**Source data**
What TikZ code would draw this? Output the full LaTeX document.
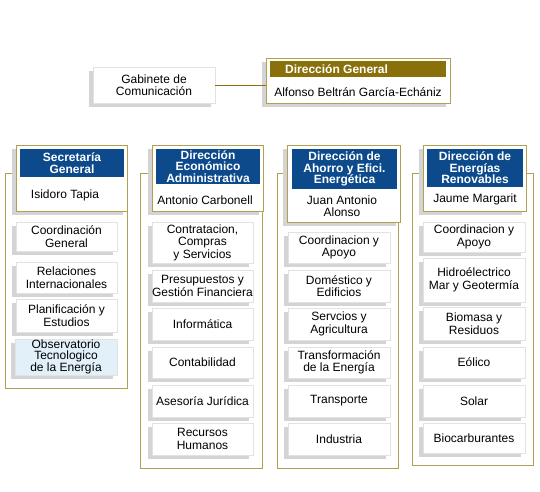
\documentclass[tikz,border=0pt]{standalone}
\usepackage{fontspec}
\setmainfont{Liberation Sans}
\definecolor{olv}{RGB}{178,160,80}
\definecolor{olvdark}{RGB}{138,112,10}
\definecolor{navy}{RGB}{12,74,140}
\definecolor{shd}{RGB}{212,212,212}
\definecolor{bord}{RGB}{226,226,226}
\definecolor{ltblue}{RGB}{226,240,250}
\tikzset{
 txt/.style={font=\fontsize{12}{12.5}\selectfont, align=center, inner sep=0pt},
 ttl/.style={font=\fontsize{12}{11.5}\selectfont\bfseries, text=white, align=center, inner sep=0pt},
 subbox/.style={draw=bord, fill=white, line width=0.8pt},
 bluebox/.style={draw=bord, fill=ltblue, line width=0.8pt},
 hdrbox/.style={draw=olv, fill=white, line width=0.8pt},
 navybar/.style={fill=navy},
 olvbar/.style={fill=olvdark},
 framebox/.style={draw=olv, line width=0.8pt},
 link/.style={draw=olvdark, line width=0.8pt},
}
% box with shadow: [style]{name}{x1}{y1}{x2}{y2}{text}
\newcommand{\shbox}[7][subbox]{%
 \fill[shd] ({#3-4},{#4+4}) rectangle ({#5-4},{#6+4});
 \node[txt, #1, minimum width={(#5-#3)*1pt}, minimum height={(#6-#4)*1pt}] (#2) at ({(#3+#5)/2},{(#4+#6)/2}) {#7};
}
% box without shadow
\newcommand{\plbox}[7][framebox]{%
 \node[txt, #1, minimum width={(#5-#3)*1pt}, minimum height={(#6-#4)*1pt}] (#2) at ({(#3+#5)/2},{(#4+#6)/2}) {#7};
}
\begin{document}
\begin{tikzpicture}[x=1pt,y=-1pt]
\useasboundingbox (0,0) rectangle (540,491);
\fill[white] (0,0) rectangle (540,491);

% top
\shbox{gab}{93}{67}{215}{103}{Gabinete de\\Comunicación}
\shbox[hdrbox]{dg}{266}{58}{450}{103}{}
\plbox[olvbar]{dgbar}{270}{61}{446}{77}{}
\node[ttl, anchor=west] (dgt) at (285,69) {Dirección General};
\node[txt] (dgn) at (358,92) {Alfonso Beltrán García-Echániz};
\draw[link] (gab.east) -- (gab.east -| dg.west);

% frames
\plbox{f1}{5}{173}{127}{388}{}
\plbox{f2}{140}{173}{262}{468}{}
\plbox{f3}{277}{173}{398}{468}{}
\plbox{f4}{412}{173}{533}{465}{}

% column 1
\shbox[hdrbox]{h1}{16}{145}{127}{211}{}
\plbox[ttl,navybar]{b1}{20}{149}{124}{177}{Secretaría\\General}
\node[txt] (n1) at (65,195) {Isidoro Tapia};
\shbox{s11}{16}{222}{117}{251}{Coordinación\\General}
\shbox{s12}{16}{262}{117}{293}{Relaciones\\Internacionales}
\shbox{s13}{16}{299}{117}{332}{Planificación y\\Estudios}
\shbox[bluebox,font=\fontsize{12}{11}\selectfont]{s14}{15}{339}{117}{375}{Observatorio\\Tecnologico\\de la Energía}

% column 2
\shbox[hdrbox]{h2}{152}{145}{263}{211}{}
\plbox[ttl,navybar]{b2}{156}{149}{260}{184}{Dirección\\Económico\\Administrativa}
\node[txt] (n2) at (205,200) {Antonio Carbonell};
\shbox{s21}{152}{222}{253}{263}{Contratacion,\\Compras\\y Servicios}
\shbox{s22}{152}{270}{253}{302}{Presupuestos y\\Gestión Financiera}
\shbox{s23}{152}{308}{253}{340}{Informática}
\shbox{s24}{152}{347}{253}{378}{Contabilidad}
\shbox{s25}{152}{385}{253}{417}{Asesoría Jurídica}
\shbox{s26}{152}{423}{253}{455}{Recursos\\Humanos}

% column 3
\shbox[hdrbox]{h3}{287}{145}{400}{222}{}
\plbox[ttl,navybar]{b3}{292}{149}{397}{189}{Dirección de\\Ahorro y Efici.\\Energética}
\node[txt] (n3) at (342,206) {Juan Antonio\\Alonso};
\shbox{s31}{288}{232}{390}{263}{Coordinacion y\\Apoyo}
\shbox{s32}{288}{270}{390}{302}{Doméstico y\\Edificios}
\shbox{s33}{288}{308}{390}{340}{Servcios y\\Agricultura}
\shbox{s34}{288}{347}{390}{378}{Transformación\\de la Energía}
\shbox{s35}{288}{385}{390}{417}{Transporte}
\shbox{s36}{288}{423}{390}{455}{Industria}

% column 4
\shbox[hdrbox]{h4}{423}{145}{526}{211}{}
\plbox[ttl,navybar]{b4}{427}{149}{523}{187}{Dirección de\\Energías\\Renovables}
\node[txt] (n4) at (475,199) {Jaume Margarit};
\shbox{s41}{423}{222}{525}{252}{Coordinacion y\\Apoyo}
\shbox{s42}{423}{258}{525}{302}{Hidroélectrico\\Mar y Geotermía}
\shbox{s43}{423}{307}{525}{340}{Biomasa y\\Residuos}
\shbox{s44}{423}{347}{525}{378}{Eólico}
\shbox{s45}{423}{385}{525}{417}{Solar}
\shbox{s46}{423}{423}{525}{453}{Biocarburantes}
\end{tikzpicture}
\end{document}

**Task directions**
From the data above, show each line that contains "draw".

**Solution below**
What TikZ code would draw this? Output the full LaTeX document.
 subbox/.style={draw=bord, fill=white, line width=0.8pt},
 bluebox/.style={draw=bord, fill=ltblue, line width=0.8pt},
 hdrbox/.style={draw=olv, fill=white, line width=0.8pt},
 framebox/.style={draw=olv, line width=0.8pt},
 link/.style={draw=olvdark, line width=0.8pt},
\draw[link] (gab.east) -- (gab.east -| dg.west);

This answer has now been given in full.